I keep saying *they.* That’s very divisive.
Let’s not play these “us vs. them” games.
Let’s try to understand other perspectives.
Let’s pretend you are one of these people who, in an age of frequent massacre brought on by a political environment that makes massacre weapons readily accessible, believe you have a natural right to own massacre weapons.
You *need* these massacre weapons without restriction, because there might be a need to massacre somebody someday for a good reason, as opposed to all those other people who massacre people for bad reasons—and you know they were bad reasons because you personally disagreed with those reasons, as is your right as one of the few who gets to decide who should live and who should die, based on who you have decided is afraid and who you have decided is a threat and who you have decided is a person.
In large part *because* of all the gun violence, there are lots of other people that a good law-abiding person might someday need to massacre, such as a criminal, or an intruder, or a school shooter, or maybe a fleeing shoplifter, or the U.S. government.
ESPECIALLY the U.S. government.
Ask a gun defender, they’ll tell you: they might need guns to massacre the U.S. government someday.
They'll tell you if you *don't* ask.
They will need to massacre the government if the government ever becomes *tyrannical,* as defined by them, and they need guns to massacre *bad guys,* as defined by them, in case the bad guys ever try to hurt other *people,* as defined by them, or even make those people *afraid,* as defined by them.
And it seems what they really want is the sole license to define these terms: person, bad guy, people, fear—and if you won't accept their definitions, that seems to be what the guns are for.
You believe you have the right to decide if somebody needs killing.
And you have opinions about what should be done with tyrants.
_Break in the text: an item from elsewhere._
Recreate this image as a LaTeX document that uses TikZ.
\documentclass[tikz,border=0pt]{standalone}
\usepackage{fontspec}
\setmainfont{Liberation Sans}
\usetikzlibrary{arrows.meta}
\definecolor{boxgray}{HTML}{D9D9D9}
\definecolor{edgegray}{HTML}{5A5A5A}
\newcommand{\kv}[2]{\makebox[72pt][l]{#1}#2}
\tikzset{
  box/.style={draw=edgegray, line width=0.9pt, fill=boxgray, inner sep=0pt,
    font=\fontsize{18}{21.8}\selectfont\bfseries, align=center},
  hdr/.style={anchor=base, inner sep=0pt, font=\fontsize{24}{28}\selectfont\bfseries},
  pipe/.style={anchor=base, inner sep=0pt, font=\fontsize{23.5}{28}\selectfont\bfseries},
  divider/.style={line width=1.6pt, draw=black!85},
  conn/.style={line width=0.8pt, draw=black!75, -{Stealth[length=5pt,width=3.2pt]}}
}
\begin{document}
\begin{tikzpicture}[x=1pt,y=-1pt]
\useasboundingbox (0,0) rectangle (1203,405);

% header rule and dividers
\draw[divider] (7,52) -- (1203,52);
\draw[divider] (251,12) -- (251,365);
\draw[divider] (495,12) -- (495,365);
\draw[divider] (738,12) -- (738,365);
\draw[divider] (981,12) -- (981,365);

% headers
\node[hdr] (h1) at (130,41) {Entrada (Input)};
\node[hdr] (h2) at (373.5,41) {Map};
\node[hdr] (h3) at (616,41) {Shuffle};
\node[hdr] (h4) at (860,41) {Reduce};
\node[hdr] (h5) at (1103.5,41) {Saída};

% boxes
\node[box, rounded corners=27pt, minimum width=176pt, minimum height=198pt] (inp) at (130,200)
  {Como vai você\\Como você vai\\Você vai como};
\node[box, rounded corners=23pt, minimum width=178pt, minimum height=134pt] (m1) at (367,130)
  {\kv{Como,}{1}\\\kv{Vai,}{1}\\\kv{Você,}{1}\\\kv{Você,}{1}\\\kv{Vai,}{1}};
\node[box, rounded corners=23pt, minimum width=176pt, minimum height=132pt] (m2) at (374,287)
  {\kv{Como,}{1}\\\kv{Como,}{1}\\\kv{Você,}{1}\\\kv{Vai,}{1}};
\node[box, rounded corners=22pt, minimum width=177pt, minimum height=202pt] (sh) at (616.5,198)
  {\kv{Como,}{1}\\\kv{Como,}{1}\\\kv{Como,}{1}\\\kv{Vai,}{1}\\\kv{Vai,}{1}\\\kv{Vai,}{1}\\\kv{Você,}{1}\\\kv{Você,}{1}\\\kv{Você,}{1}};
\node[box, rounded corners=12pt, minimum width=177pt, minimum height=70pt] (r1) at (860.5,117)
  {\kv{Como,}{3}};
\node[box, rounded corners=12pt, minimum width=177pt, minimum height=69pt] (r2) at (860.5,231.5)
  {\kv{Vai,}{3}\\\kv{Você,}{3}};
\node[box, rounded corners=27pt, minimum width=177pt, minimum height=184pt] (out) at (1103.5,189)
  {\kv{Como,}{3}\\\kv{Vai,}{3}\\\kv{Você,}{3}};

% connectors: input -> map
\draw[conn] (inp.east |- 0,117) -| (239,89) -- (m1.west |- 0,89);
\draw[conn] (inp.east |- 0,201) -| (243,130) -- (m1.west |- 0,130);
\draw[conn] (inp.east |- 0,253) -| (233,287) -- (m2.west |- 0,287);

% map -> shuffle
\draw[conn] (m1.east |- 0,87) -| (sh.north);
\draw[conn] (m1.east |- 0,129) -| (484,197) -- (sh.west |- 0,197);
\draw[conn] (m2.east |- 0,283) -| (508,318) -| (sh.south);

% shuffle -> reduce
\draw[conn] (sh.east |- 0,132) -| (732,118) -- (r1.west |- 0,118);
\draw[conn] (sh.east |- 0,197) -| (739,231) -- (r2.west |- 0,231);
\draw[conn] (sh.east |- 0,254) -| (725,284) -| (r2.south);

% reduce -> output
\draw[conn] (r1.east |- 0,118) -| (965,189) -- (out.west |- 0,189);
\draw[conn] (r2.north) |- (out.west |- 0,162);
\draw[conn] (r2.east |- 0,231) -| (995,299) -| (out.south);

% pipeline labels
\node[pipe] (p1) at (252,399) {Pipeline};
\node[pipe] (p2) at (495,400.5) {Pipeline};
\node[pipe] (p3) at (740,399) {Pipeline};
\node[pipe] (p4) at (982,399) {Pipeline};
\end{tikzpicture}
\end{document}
And you consider their fear of you to be tyranny against you.
Maybe you’ll never connect those two thoughts between your fear and their tyranny over you, but maybe you will.
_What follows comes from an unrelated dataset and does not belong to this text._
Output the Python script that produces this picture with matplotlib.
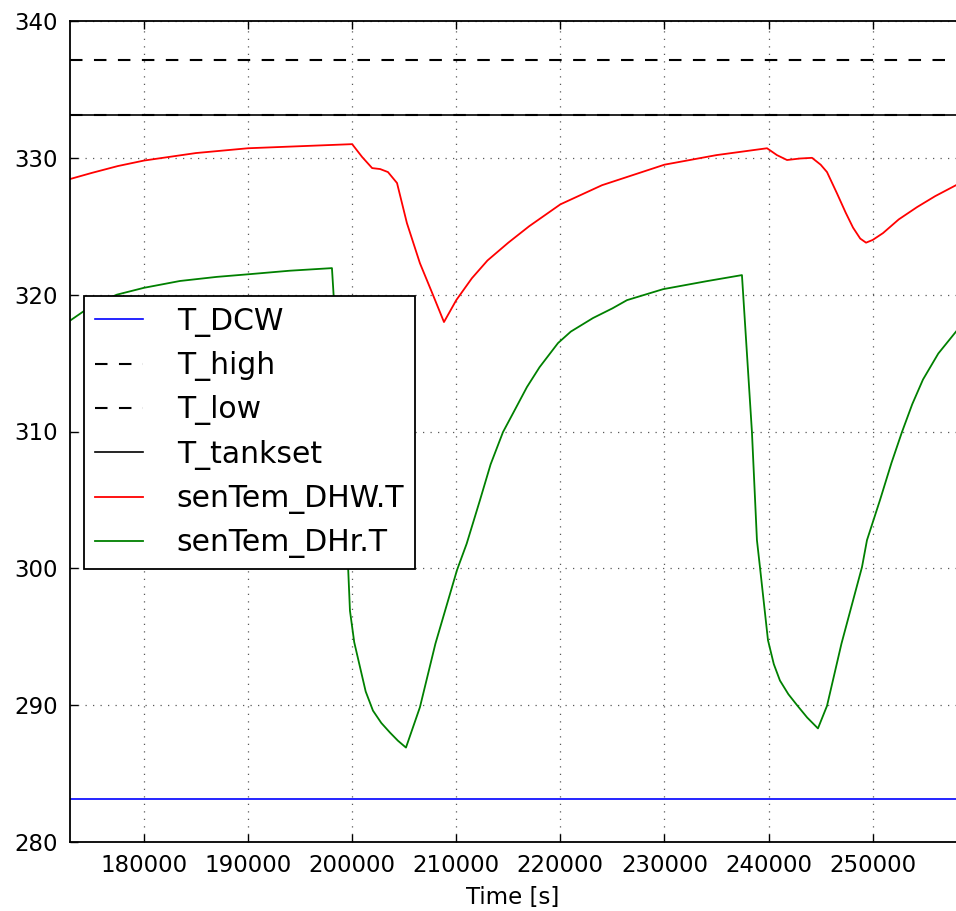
import numpy as np
import matplotlib.pyplot as plt

# constant levels [K]
t_span = [172900, 258000]
T_DCW = [283.15, 283.15]
T_high = [337.15, 337.15]
T_low = [333.15, 333.15]
T_tankset = [333.15, 333.15]

# senTem_DHW.T
t_dhw = [172900, 175000, 177500, 180000, 185000, 190000, 195000, 200000,
         200960, 201920, 202690, 203440, 204310, 205260, 206510, 207700, 208820,
         210000, 211500, 213000, 215000, 217000, 220000, 224000, 230000, 235000,
         239850, 240800, 241770, 243000, 244170, 245000, 245610, 246570, 247400,
         248110, 248800, 249360, 250000, 250990, 252500, 254260, 256000, 258000]
v_dhw = [328.45, 328.9, 329.4, 329.8, 330.35, 330.7, 330.85, 331.0,
         330.06, 329.25, 329.18, 328.96, 328.16, 325.23, 322.3, 320.1, 318.0,
         319.6, 321.2, 322.5, 323.8, 325.0, 326.6, 328.0, 329.5, 330.2,
         330.7, 330.2, 329.84, 329.95, 330.0, 329.5, 328.96, 327.4, 326.0,
         324.9, 324.1, 323.8, 324.0, 324.5, 325.5, 326.4, 327.2, 328.0]

# senTem_DHr.T
t_dhr = [172900, 175000, 177400, 180000, 183460, 187000, 190180, 194000, 198060,
         199020, 199500, 199790, 200200, 200750, 201300, 202000, 202800, 203630,
         204400, 205170, 206510, 208000, 210070, 211000, 212280, 213300, 214490,
         215500, 216790, 218000, 219770, 221000, 223130, 225000, 226400, 229860,
         232000, 234080, 237440, 238400, 238880, 239170, 239940, 240500, 241090,
         241900, 242730, 243700, 244740, 245610, 247000, 248970, 249450, 250700,
         251800, 252810, 253800, 254830, 256300, 258000]
v_dhr = [318.1, 319.2, 320.0, 320.5, 321.0, 321.3, 321.5, 321.75, 321.94,
         310.1, 302.06, 296.9, 294.6, 292.8, 291.0, 289.6, 288.7, 288.0,
         287.4, 286.9, 289.85, 294.5, 299.87, 301.8, 304.99, 307.6, 309.96,
         311.4, 313.25, 314.7, 316.46, 317.3, 318.29, 319.0, 319.6, 320.4,
         320.7, 320.99, 321.43, 309.96, 302.06, 300.09, 294.75, 293.0, 291.8,
         290.8, 290.0, 289.1, 288.3, 289.95, 294.5, 300.09, 302.06, 304.99,
         307.7, 309.96, 312.0, 313.8, 315.7, 317.3]

fs = 16.5
plt.rcParams['font.family'] = 'DejaVu Sans'

fig = plt.figure(figsize=(9.56, 9.11), dpi=100)
ax = fig.add_axes([70 / 956, 1 - 842 / 911, 1 - 70 / 956, (842 - 21) / 911])

ax.plot(t_span, T_DCW, color='b', lw=1.2, label='T_DCW')
ax.plot(t_span, T_high, color='k', lw=1.5, dashes=(6, 5.5), label='T_high')
ax.plot(t_span, T_low, color='k', lw=1.5, dashes=(6, 5.5), label='T_low')
ax.plot(t_span, T_tankset, color='k', lw=1.2, label='T_tankset')
ax.plot(t_dhw, v_dhw, color='r', lw=1.3, label='senTem_DHW.T')
ax.plot(t_dhr, v_dhr, color='g', lw=1.3, label='senTem_DHr.T')

ax.set_xlim(172900, 258000)
ax.set_ylim(280, 340)
ax.set_xticks(np.arange(180000, 250001, 10000))
ax.set_yticks(np.arange(280, 341, 10))
ax.tick_params(direction='in', length=6, width=1, labelsize=fs, pad=9,
               top=True, right=False)
ax.grid(True, color='0.35', linestyle=(0, (1, 5)), linewidth=0.9)
for side in ['left', 'bottom', 'top']:
    ax.spines[side].set_linewidth(1.3)
ax.spines['right'].set_visible(False)

ax.set_xlabel('Time [s]', fontsize=fs, labelpad=6)

leg = ax.legend(loc='upper left', bbox_to_anchor=(14 / 886, (842 - 296) / 821),
                borderaxespad=0, fontsize=21.5, fancybox=False, framealpha=1,
                edgecolor='k', handlelength=1.6, handletextpad=1.15,
                labelspacing=0.48, borderpad=0.36)
leg.get_frame().set_linewidth(1.3)

fig.savefig('out.png', dpi=100, facecolor='white')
Many gun defenders do. Pretty much every day, some supremacist or other connects those thoughts, and then goes out to make the news.
Your weapon makes it statistically far more likely that you will kill somebody, whether with intent or by happenstance. It especially puts your family and friends and yourself at a far higher risk of being killed, and yet you think of yourself as a defender, and will insist on being thought of not as a threat but as a protector.
The threat to you is just a hypothetical one—that you may someday no longer be able to decide who lives and who dies.
The threat to everyone else is the one you are creating, with the actual massacre weapon you are holding in your actual hands.
It strikes me that these are things that you can really only believe in a world if you have convinced yourself that other people are not actually people.
And that's how everyone recognizes that you are a gun supremacist.
So you stand on a street corner, your massacre weapon in your hands making you look exactly like any of the killers who have carried out any of the hundreds of recent massacres we might mention, and if anyone is scared of you, you firmly believe it is not something that you are doing to them, but something that they are doing to you.
Again, this strikes me as something you can only believe if you believe that other people do not really exist, and that the comfort of people like you, who hope to somebody shoot somebody in a justified altercation should take precedent over the lives of those who would rather have not been shot.
You stand around children at a bus stop where you can murder them all in a heartbeat—and for all they know, in the next heartbeat, you will!—yet you insist that they act as if you are their protector.